When my grandmother died four years ago today most people were sympathetic, but also pragmatic.
Her death couldn’t have been that big a shock, they reasoned. After all, she was almost 93 years old.
But they were wrong.
Because what they failed to understand is that when someone lives as long as my grandmother did, as vibrantly as she did, you start to think that maybe, just maybe, they will live forever.
And in a way she will.
My grandmother, the way my grandmother led her life, left me with a legacy that strongly endures to this day: she taught me that aging is nothing to fear.
In fact she lived her life in a manner that actually has me eagerly anticipating my senior years. Thanks to her I can’t wait to reinvent myself after I retire from the world of work and child rearing.

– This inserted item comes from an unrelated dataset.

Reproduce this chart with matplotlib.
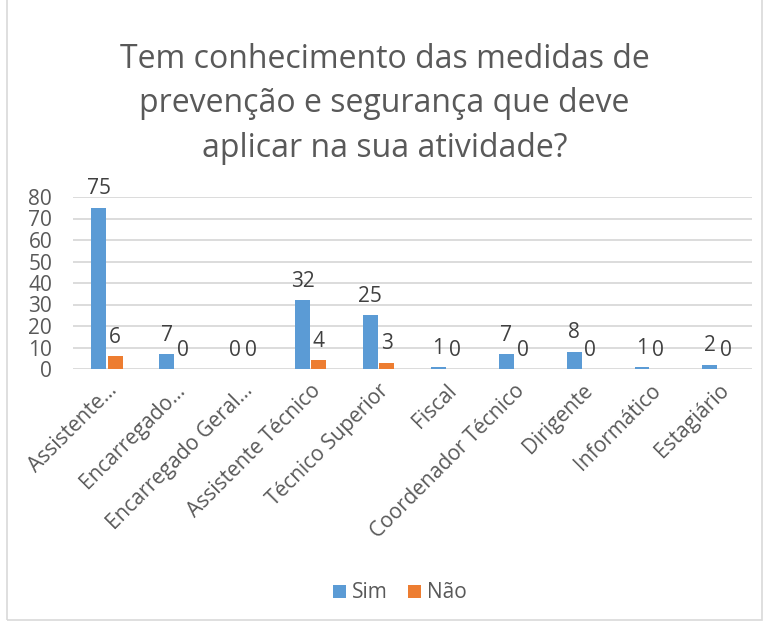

I often prattle on to Rob about the possibilities inherent in the third act of our lives. What will we do? Go back to school, get geology degrees and teach seismology in Hawaii? Run a beachfront café in Panama? Teach English in Japan? Build homes in Africa? Raise horses? Llamas?
Thanks to my grandmother, there is no question in my mind that all of these things, and more, are possible.
My grandmother stuck close to home and raised her children until my grandfather died. She was 67. She then embarked on the next chapter of her life: the one in which she, along with her older (!) sister, my Aunt Verna, would travel.
And did they travel!
Damn her age, my grandmother was determined to see the world. She visited Europe, South America, Asia, Australia, the South Pacific and North Africa. One of my favorite pictures ever is of her and Aunt Verna, well into their 80s, posing at the Great Wall of China, shocks of white hair blowing in the wind.
She developed a tart tongue and a taste for slot machines. She was up for anything. She was 91 when one night I was visiting my mother and the two of us decided to make a midnight run to a casino an hour’s drive away. Just for fun we swung by grandma’s and rung the doorbell.
I remember her look of bewilderment as she answered the door in her nightdress, her hair in disarray.
“Come on Grandma! We’re going gambling!”
And she just nodded. “I’ll get my coat.”
My mom and I took my grandmother to Las Vegas for her 90th birthday. On the morning of our departure we woke at 4 a.m. to catch our plane out of Toronto. We landed in Vegas mid morning and grandma went right from the airport to the casinos where she whooped it up until 1 a.m.
She was touring Belize at 92 years of age just months before she died. And she’s in my heart still.
Grandma’s curiosity, her sense of adventure and her utter fearlessness will never leave me, no matter how much I continue to miss her today, and always.